I will not concede for a moment that old privileges should not dwindle. They cannot dwindle fast enough. It is for you to learn to live in a new century in which there are no bonuses for showing up with the right skin and right organs. If and when your anger turns to hate, please know that there is no space for that in our shared home. But I will admit, fellow citizen, that I have discounted the burden of coping with the loss of status. I have forgotten that what is socially necessary can also be personally gruelling.

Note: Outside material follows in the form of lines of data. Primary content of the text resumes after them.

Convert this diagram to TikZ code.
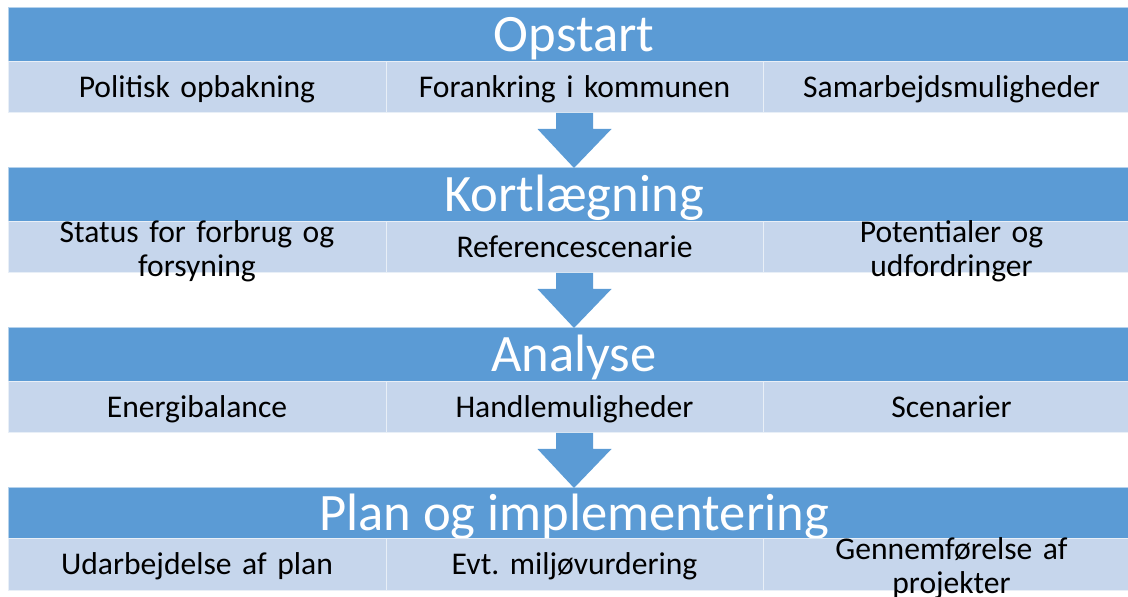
\documentclass[tikz,border=0pt]{standalone}
\usepackage{fontspec}
\setmainfont{Carlito}
\usetikzlibrary{calc}
\definecolor{phaseblue}{RGB}{91,155,213}
\definecolor{tasklight}{RGB}{198,214,236}

\begin{document}
\begin{tikzpicture}[x=0.5pt,y=-0.5pt]
\tikzstyle{every node}+=[inner sep=0pt,outer sep=0pt]
\tikzstyle{phase}=[fill=phaseblue,draw=white!55!phaseblue,line width=0.5pt,anchor=north west,minimum width=566pt,minimum height=27pt,text=white,font=\fontsize{26.3}{30}\selectfont,text height=16.9pt,text depth=0pt]
\tikzstyle{task}=[fill=tasklight,draw=white!60!tasklight,line width=0.5pt,anchor=north west,minimum height=25.5pt,text width=188.5pt,align=center,font=\frenchspacing\fontsize{15.8}{17}\selectfont,text height=10.2pt,text depth=0pt]
\tikzstyle{twoline}=[text height=7.6pt,text depth=12.4pt]
\tikzstyle{flow}=[fill=phaseblue]
\useasboundingbox (0,0) rectangle (1128,597);
\clip (0,0) rectangle (1128,597);
% Opstart
\node [phase] (opstart) at (8,8) {Opstart};
\node [task,text width=189pt] (politisk) at (opstart.south west) {Politisk opbakning};
\node [task] (forankring) at (politisk.north east) {Forankring i kommunen};
\node [task] (samarbejde) at (forankring.north east) {Samarbejdsmuligheder};
% Kortlaegning
\node [phase] (kortlaegning) at (8,168) {Kortlægning};
\node [task,twoline,text width=189pt] (status) at (kortlaegning.south west) {Status for forbrug og\\forsyning};
\node [task] (reference) at (status.north east) {Referencescenarie};
\node [task,twoline] (potentialer) at (reference.north east) {Potentialer og\\udfordringer};
% Analyse
\node [phase] (analyse) at (8,328) {Analyse};
\node [task,text width=189pt] (energi) at (analyse.south west) {Energibalance};
\node [task] (handle) at (energi.north east) {Handlemuligheder};
\node [task] (scenarier) at (handle.north east) {Scenarier};
% Plan og implementering
\node [phase,minimum height=25.5pt] (plan) at (8,488) {Plan og implementering};
\node [task,text width=189pt] (udarbejdelse) at (plan.south west) {Udarbejdelse af plan};
\node [task] (miljo) at (udarbejdelse.north east) {Evt. miljøvurdering};
\node [task,twoline] (gennemfoerelse) at (miljo.north east) {Gennemførelse af\\projekter};
% block arrows
\foreach \a/\b in {forankring/kortlaegning,reference/analyse,handle/plan}
  \fill [flow] ($(\a.south)+(-18.5,0)$) -- ($(\a.south)+(18.5,0)$) -- ($(\a.south)+(18.5,16)$) -- ($(\a.south)+(37,16)$) -- (\b.north) -- ($(\a.south)+(-37,16)$) -- ($(\a.south)+(-18.5,16)$) -- cycle;
\end{tikzpicture}
\end{document}
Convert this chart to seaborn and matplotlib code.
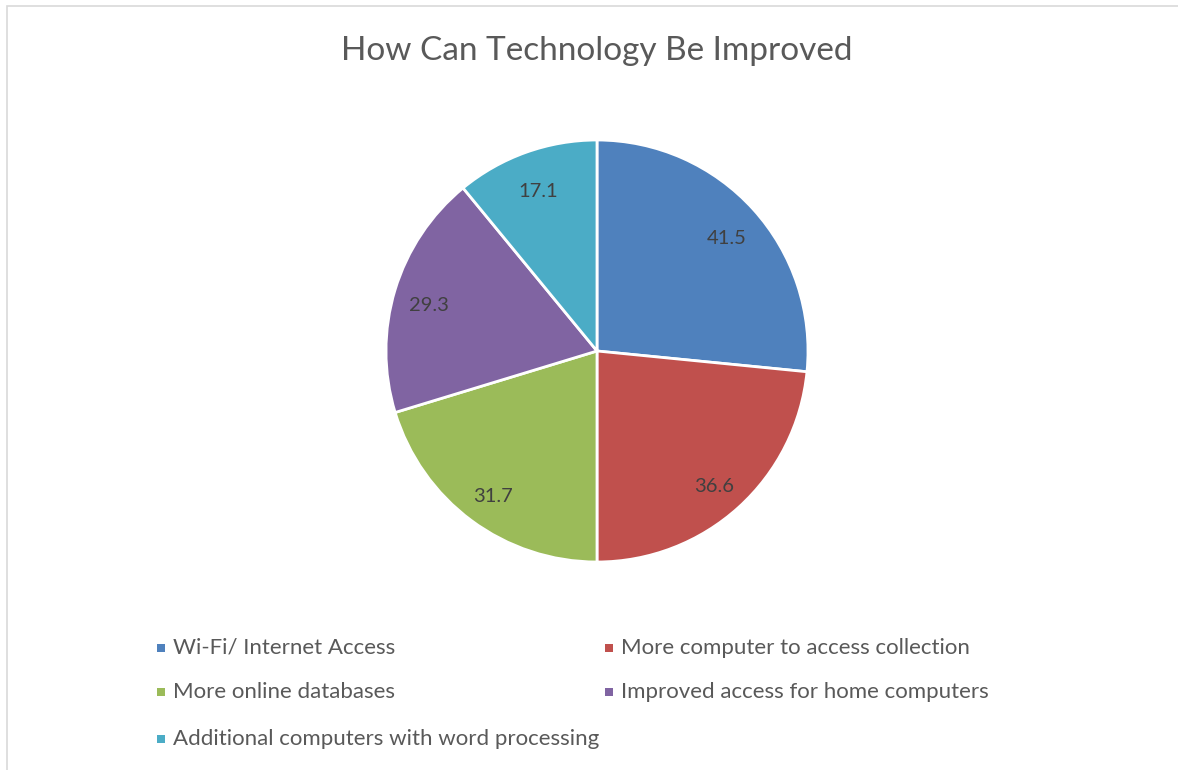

A similar thing happened with the economy that you and I share. Just as I cannot and don’t wish to turn back to the clock on equality and diversity, and yet must understand the sense of loss they can inspire, so, too, I refuse and could not if I wished turn back the clock on an ever more closely knit, interdependent world, and on inventions that won’t stop being invented. And yet I must understand your experience of these things.
Yet before you could finish a complaining sentence about the difficulty of living with erratic hours, volatile pay, vanishing opportunities, about the pain of dropping your children off at 24-hour day care to make your 3am shift, I shot back at you — before you could finish your sentence — my dogma, about how what you are actually experiencing was flexibility and freedom.
Language is one of the only things that we truly share, and I sometimes used this joint inheritance to obfuscate and deflect and justify myself; to re-brand what was good for me as something appearing good for us both, when I threw around terms like “the sharing economy,” and “disruption” and “global resourcing.”
I have condescended to you with the idea that you are voting against your economic interests — voting against your interests, as if I know your interests. That is just my dogmatic economism talking. I have a weakness for treating people’s economic interests as their only interest, ignoring things like belonging and pride and the desire to send a message to those who ignore you.
If this goes on, if this goes on, there may be blood. There are already hints of this blood in newspapers every day. There may be roundups, raids, deportations, camps, secessions. And no, I do not think that I exaggerate. There may be even talk of war in places that were certain they were done with it.
We can do this only if we first accept that we have neglected each other. If there is hope to summon in this ominous hour, it is this. We have, for too long, chased various shimmering dreams at the cost of attention to the foundational dream of each other, the dream of tending to each other, of unleashing each other’s wonders, of moving through history together. We could dare to commit to the dream of each other as the thing that matters before every neon thing.